Generate a paperSet via a list of PMCIDs.

Parameters:
  • pmcids (List[int]) – List of PMCIDs to populate the paperSet.

  • email (str) – Use your email to authenticate with PMC.

  • download (bool) – Whether or not to download the XMLs corresponding to PMCIDs (default is False).

  • validate (bool) – Whether or not to validate the XMLs corresponding to PMCIDs (default is True).

  • strip_text_styling (bool) – Whether or not to clean common HTML and other text styling out of the XMLs (default is True).

  • verbose (bool) – Whether to display verbose output (default is False).

  • suppress_warnings (bool) – Whether to suppress warnings while parsing XML (default is True).

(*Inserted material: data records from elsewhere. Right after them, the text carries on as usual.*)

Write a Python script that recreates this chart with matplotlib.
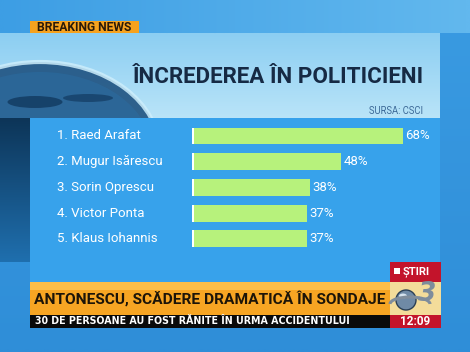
import numpy as np
import matplotlib
matplotlib.use('Agg')
import matplotlib.pyplot as plt
from matplotlib.patches import Rectangle, Ellipse, Circle, Arc

# ─── data ──────────────────────────────────────
names = ['1. Raed Arafat', '2. Mugur Isărescu', '3. Sorin Oprescu',
         '4. Victor Ponta', '5. Klaus Iohannis']
values = [68, 48, 38, 37, 37]
title = 'ÎNCREDEREA ÎN POLITICIENI'
source = 'SURSA: CSCI'
headline = 'ANTONESCU, SCĂDERE DRAMATICĂ ÎN SONDAJE'
ticker = '30 DE PERSOANE AU FOST RĂNITE ÎN URMA ACCIDENTULUI'
clock = '12:09'

NARROW = ['Roboto', 'DejaVu Sans']
W, H = 470, 352

fig = plt.figure(figsize=(W / 100, H / 100), dpi=100)
renderer = fig.canvas.get_renderer()

def fit(t, width_px):
    # shrink/grow a text so that it spans the width seen on the screenshot
    w = t.get_window_extent(renderer).width
    t.set_fontsize(t.get_fontsize() * width_px / w)
    return t

# ─── background (pixel coords) ─────────────────
bg = fig.add_axes([0, 0, 1, 1])
bg.set_xlim(0, W); bg.set_ylim(H, 0); bg.axis('off')

def grad(x0, x1, y0, y1, c0, c1, horiz=False, z=0):
    c0 = np.array(matplotlib.colors.to_rgb(c0)); c1 = np.array(matplotlib.colors.to_rgb(c1))
    t = np.linspace(0, 1, 64)
    img = c0[None, :] * (1 - t[:, None]) + c1[None, :] * t[:, None]
    img = img[None, :, :] if horiz else img[:, None, :]
    bg.imshow(img, extent=(x0, x1, y1, y0), aspect='auto', zorder=z, interpolation='bilinear')

grad(0, W, 0, H, '#3a9be2', '#2f8ed8', z=0)              # overall blue
grad(0, W, 0, 33, '#3d9ee4', '#62b8ee', horiz=True, z=1)  # top band
grad(0, 440, 33, 118, '#8ccef2', '#b9e4f8', z=1)         # title area

# globe in the corner
bg.add_patch(Ellipse((40, 152), 240, 180, facecolor='#174a7a', edgecolor='#cdeefc',
                     lw=3, alpha=0.85, zorder=2))
bg.add_patch(Ellipse((40, 155), 226, 166, facecolor='#2a6fa6', edgecolor='none',
                     alpha=0.45, zorder=2))
bg.add_patch(Ellipse((35, 102), 55, 12, facecolor='#0e3358', edgecolor='none',
                     alpha=0.7, zorder=2))
bg.add_patch(Ellipse((88, 98), 50, 8, facecolor='#0e3358', edgecolor='none',
                     alpha=0.6, zorder=2))
grad(0, 30, 118, 262, '#0d3558', '#1f6fae', z=2.5)       # dark left strip

# bar panel
bg.add_patch(Rectangle((30, 118), 410, 164, facecolor='#37a2eb', edgecolor='none', zorder=3))

# breaking news tag
bg.add_patch(Rectangle((30, 21), 109, 12, facecolor='#f6a21e', edgecolor='none', zorder=3))
fit(bg.text(37, 27.5, 'BREAKING NEWS', fontsize=7, fontweight='bold', color='#2a1a08',
            va='center', ha='left', family=NARROW, zorder=4), 95)

fit(bg.text(278, 77, title, fontsize=16, fontweight='bold', color='#162a44',
            ha='center', va='center', family=NARROW, zorder=4), 292)
fit(bg.text(423, 111, source, fontsize=6, color='#3d6a98', ha='right', va='center',
            family=NARROW, zorder=4), 55)

# bottom banner
bg.add_patch(Rectangle((30, 282), 360, 33, facecolor='#f7a523', edgecolor='none', zorder=3))
bg.add_patch(Rectangle((30, 282), 360, 8, facecolor='#fbbe48', edgecolor='none', zorder=3))
fit(bg.text(34, 299, headline, fontsize=12, fontweight='bold', color='#1c1408',
            ha='left', va='center', family=NARROW, zorder=4), 350)
bg.add_patch(Rectangle((30, 315), 360, 13, facecolor='#0a0a0a', edgecolor='none', zorder=3))
fit(bg.text(35, 321.5, ticker, fontsize=6.5, fontweight='bold', color='white',
            ha='left', va='center', family=['DejaVu Sans'], zorder=4), 317)

# channel box
bg.add_patch(Rectangle((390, 262), 51, 20, facecolor='#c3142b', edgecolor='none', zorder=3))
bg.add_patch(Rectangle((394, 268), 6, 6, facecolor='white', edgecolor='none', zorder=4))
bg.text(403, 271.5, 'ȘTIRI', fontsize=8, fontweight='bold', color='white',
        ha='left', va='center', family=NARROW, zorder=4)
bg.add_patch(Rectangle((390, 282), 51, 33, facecolor='#f3dc9a', edgecolor='none', zorder=3))
bg.add_patch(Circle((406, 300), 10, facecolor='#6f8aa6', edgecolor='#2b3f55', lw=1, zorder=4))
bg.add_patch(Ellipse((403, 296), 8, 5, facecolor='#d5e3ef', edgecolor='none', zorder=4))
bg.add_patch(Arc((410, 304), 40, 14, theta1=180, theta2=360, color='#7f8d9c', lw=2.2, zorder=5))
bg.text(427, 294, '3', fontsize=19, fontweight='bold', style='italic', color='#7d8c9c',
        ha='center', va='center', family=['DejaVu Sans'], zorder=5)
bg.add_patch(Rectangle((390, 315), 51, 13, facecolor='#c3142b', edgecolor='none', zorder=3))
bg.text(415.5, 321.5, clock, fontsize=8.5, fontweight='bold', color='white',
        ha='center', va='center', family=NARROW, zorder=6)

# ─── bars ──────────────────────────────────────
PX = 3.1           # pixels per percent
X0 = 192           # bar start in pixels
ax = fig.add_axes([X0 / W, 1 - 258 / H, (440 - X0) / W, 140 / H])
ax.patch.set_alpha(0)
ypos = np.arange(len(values))
ax.barh(ypos, values, height=0.66, color='#b7f27c', edgecolor='none')
ax.barh(ypos, [0.6] * len(values), height=0.66, color='white', edgecolor='none')
ax.set_xlim(0, 248 / PX)
ax.set_ylim(4.738, -0.699)
ax.axis('off')

for y, n, v in zip(ypos, names, values):
    ax.text((57 - X0) / PX, y, n, fontsize=9.5, color='white', ha='left',
            va='center', family=NARROW, clip_on=False)
    ax.text(v + 0.8, y, f'{v}%', fontsize=9.5, color='white', ha='left', va='center',
            family=NARROW, clip_on=False)

plt.savefig('out.png', dpi=100)
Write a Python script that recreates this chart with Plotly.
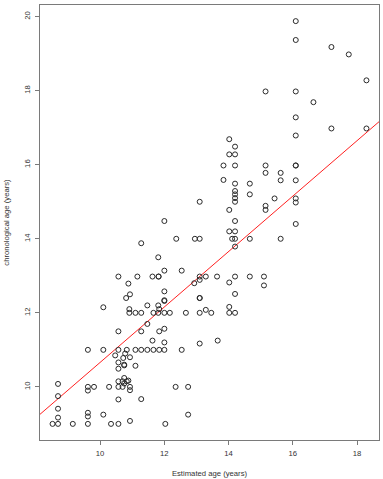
import plotly.graph_objects as go

# Estimated age (years) vs chronological age (years)
estimated_age = [
    8.52, 8.69, 8.69, 8.69, 8.69, 8.69, 9.15, 9.62, 9.62, 9.62,
    9.62, 9.62, 9.62, 9.81, 10.10, 10.10, 10.10, 10.28, 10.34, 10.57,
    10.57, 10.57, 10.57, 10.57, 10.57, 10.57, 10.57, 10.57, 10.47, 10.70,
    10.70, 10.75, 10.75, 10.75, 10.75, 10.72, 10.78, 10.83, 10.88, 10.83,
    10.93, 10.93, 10.93, 10.93, 10.88, 10.81, 10.93, 10.91, 10.91, 11.10,
    11.28, 11.66, 11.81, 12.00, 12.17, 12.67, 13.10, 13.46, 14.02, 14.20,
    11.10, 11.28, 11.47, 11.66, 11.84, 12.00, 12.54, 11.10, 11.28, 12.35,
    12.74, 12.74, 12.03, 11.63, 12.00, 13.10, 13.66, 11.28, 11.84, 12.00,
    11.47, 11.47, 11.81, 11.84, 12.00, 13.29, 14.02, 11.16, 11.63, 11.82,
    11.82, 12.00, 12.54, 12.00, 12.00, 13.10, 13.10, 12.93, 13.29, 13.64,
    14.20, 14.66, 15.10, 15.10, 14.02, 14.20, 13.10, 13.10, 11.28, 11.81,
    12.00, 12.37, 12.95, 13.10, 14.11, 14.20, 14.66, 15.62, 14.20, 14.02,
    14.20, 14.20, 14.02, 13.10, 14.20, 14.20, 14.20, 14.20, 14.66, 14.20,
    14.66, 13.84, 13.84, 14.20, 14.02, 14.20, 14.20, 14.02, 15.15, 15.15,
    15.15, 15.15, 16.09, 16.09, 15.62, 15.62, 16.09, 15.43, 16.09, 16.09,
    16.09, 15.15, 16.09, 16.64, 16.09, 16.09, 17.20, 18.29, 16.09, 16.09,
    17.20, 17.74, 18.29,
]
chronological_age = [
    9.00, 9.00, 9.17, 9.41, 9.75, 10.08, 9.00, 9.00, 9.20, 9.30,
    9.90, 10.00, 11.00, 10.00, 9.25, 11.00, 12.15, 10.00, 9.00, 9.00,
    9.66, 10.00, 10.15, 10.49, 10.66, 11.00, 11.50, 12.98, 10.85, 10.00,
    10.15, 10.09, 10.24, 10.58, 10.60, 10.78, 10.90, 10.15, 10.17, 11.00,
    10.80, 10.00, 9.91, 9.08, 12.79, 12.40, 12.50, 12.10, 12.00, 12.00,
    12.00, 12.00, 12.00, 12.00, 12.00, 12.00, 12.00, 12.00, 12.00, 12.00,
    11.00, 11.00, 11.00, 11.00, 11.00, 11.00, 11.00, 10.57, 9.67, 10.00,
    10.00, 9.25, 9.00, 11.25, 11.20, 11.17, 11.25, 11.50, 11.50, 11.57,
    11.70, 12.20, 12.20, 12.10, 12.32, 12.08, 12.16, 12.98, 12.98, 12.98,
    12.98, 13.14, 13.14, 12.58, 12.34, 12.98, 12.89, 12.80, 12.98, 12.98,
    12.98, 12.98, 12.98, 12.74, 12.82, 12.51, 12.40, 12.40, 13.88, 13.50,
    14.48, 14.00, 14.00, 14.00, 14.00, 14.00, 14.00, 14.00, 13.79, 14.20,
    14.20, 14.48, 14.78, 15.00, 15.00, 15.10, 15.20, 15.29, 15.20, 15.49,
    15.49, 15.59, 15.98, 15.98, 16.28, 16.28, 16.49, 16.69, 15.98, 15.78,
    14.89, 14.78, 15.98, 15.98, 15.78, 15.58, 15.58, 15.09, 15.09, 14.98,
    14.40, 17.98, 17.98, 17.69, 17.28, 16.79, 16.98, 16.98, 19.88, 19.37,
    19.18, 18.98, 18.28,
]

# Fitted regression line (abline)
fit_intercept = 3.17
fit_slope = 0.749

x_ticks = [10, 12, 14, 16, 18]
y_ticks = [10, 12, 14, 16, 18, 20]


def r_range(vals):
    lo, hi = min(vals), max(vals)
    pad = (hi - lo) * 0.04
    return [lo - pad, hi + pad]


xr = r_range(estimated_age)
yr = r_range(chronological_age)

FONT = "Liberation Sans, Arial, sans-serif"
TXT = "#333333"
AX = "#7a7a7a"

fig = go.Figure()

fig.add_trace(go.Scatter(
    x=xr,
    y=[fit_intercept + fit_slope * v for v in xr],
    mode="lines",
    line=dict(color="#ff2020", width=1),
    hoverinfo="skip",
    showlegend=False,
))

fig.add_trace(go.Scatter(
    x=estimated_age,
    y=chronological_age,
    mode="markers",
    marker=dict(symbol="circle-open", size=5, color="#2a2a2a",
                line=dict(width=1, color="#2a2a2a")),
    showlegend=False,
))

axis_common = dict(
    showgrid=False, zeroline=False,
    showline=True, mirror=True, linecolor=AX, linewidth=1,
    ticks="outside", ticklen=4, tickcolor=AX, tickwidth=1,
    ticklabelstandoff=2,
    tickfont=dict(family=FONT, size=7.7, color=TXT),
)

fig.update_layout(
    width=383, height=479,
    margin=dict(l=40, r=4, t=5, b=39),
    paper_bgcolor="white", plot_bgcolor="white",
    font=dict(family=FONT, size=7.7, color=TXT),
    xaxis=dict(
        range=xr, tickvals=x_ticks, ticktext=[str(t) for t in x_ticks],
        title=dict(text="Estimated age (years)",
                   font=dict(family=FONT, size=7.7, color=TXT), standoff=13),
        automargin=False,
        **axis_common,
    ),
    yaxis=dict(
        range=yr, tickvals=y_ticks, ticktext=[str(t) for t in y_ticks],
        tickangle=-90,
        title=dict(text="chronological age (years)",
                   font=dict(family=FONT, size=7.7, color=TXT), standoff=12),
        automargin=False,
        **axis_common,
    ),
)

fig.write_html(
    "out.html",
    config={"displayModeBar": False},
    post_script="document.body.style.margin='0';document.body.style.overflow='hidden';",
)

  • suppress_errors (bool) – Whether to return None on failed XML parsing, instead of raising an error (default is True).

Returns:

A paperSet generated from the list of PMCIDs.

Return type:

paperSet

Generate a paperSet via a PMC search.

Parameters:
  • email (str) – Use your email to authenticate with PMC.

  • term (str) – Search term.

  • retmax (int) – Maximum number of PMCIDs to return (default is 10).

  • verbose (bool) – Whether to display verbose output (default is False).

  • suppress_warnings (bool) – Whether to suppress warnings while parsing XML (default is True).

  • suppress_errors (bool) – Whether to return None on failed XML parsing, instead of raising an error (default is True).

Returns:

A paperSet generated from the PMC search results.

Return type:

paperSet

to_df()[source]

Return a pandas DataFrame representation of the paperSet.

Returns:

DataFrame of the paperSet.

Return type:

pd.DataFrame

visualize()[source]

Generates a general visualization of the paperSet, including unique value visualization and a wordcloud for all of the Paper titles.

visualize_title_wordcloud() None[source]

Visualize a wordcloud of all the Paper titles in the paperSet

visualize_unique_values(columns_to_visualize=['Last_Updated', 'Journal_Title']) None[source]

Visualize unique values in specified columns of the paperSet DataFrame.

Parameters:

columns_to_visualize (List[str]) – A list of column names to visualize (default is [“Last_Updated”, “Journal_Title”]).

scrapemed._parse module

ScrapeMed’s _parse Module

Parse module for grabbing metadata, text, tables, figures, etc. from XML trees representing PMC articles.

DTD for the XML should be NLM articleset 2.0. Otherwise the behavior here may not be as expected.

Middleman between the scrape module and the paper module for ScrapeMed.

..warnings::
exception scrapemed._parse.badTextFormattingWarning[source]

Bases: Warning

scrapemed._parse.define_data_dict() dict[source]

Returns a static definition of each of the elements returned in a Paper dictionary.

Returns:

A dictionary where keys are the elements in the Paper dictionary, and values are descriptions of those elements.

Return type:

dict

scrapemed._parse.gather_abstract(root: Element, ref_map: basicBiMap) List[TextSection | TextParagraph][source]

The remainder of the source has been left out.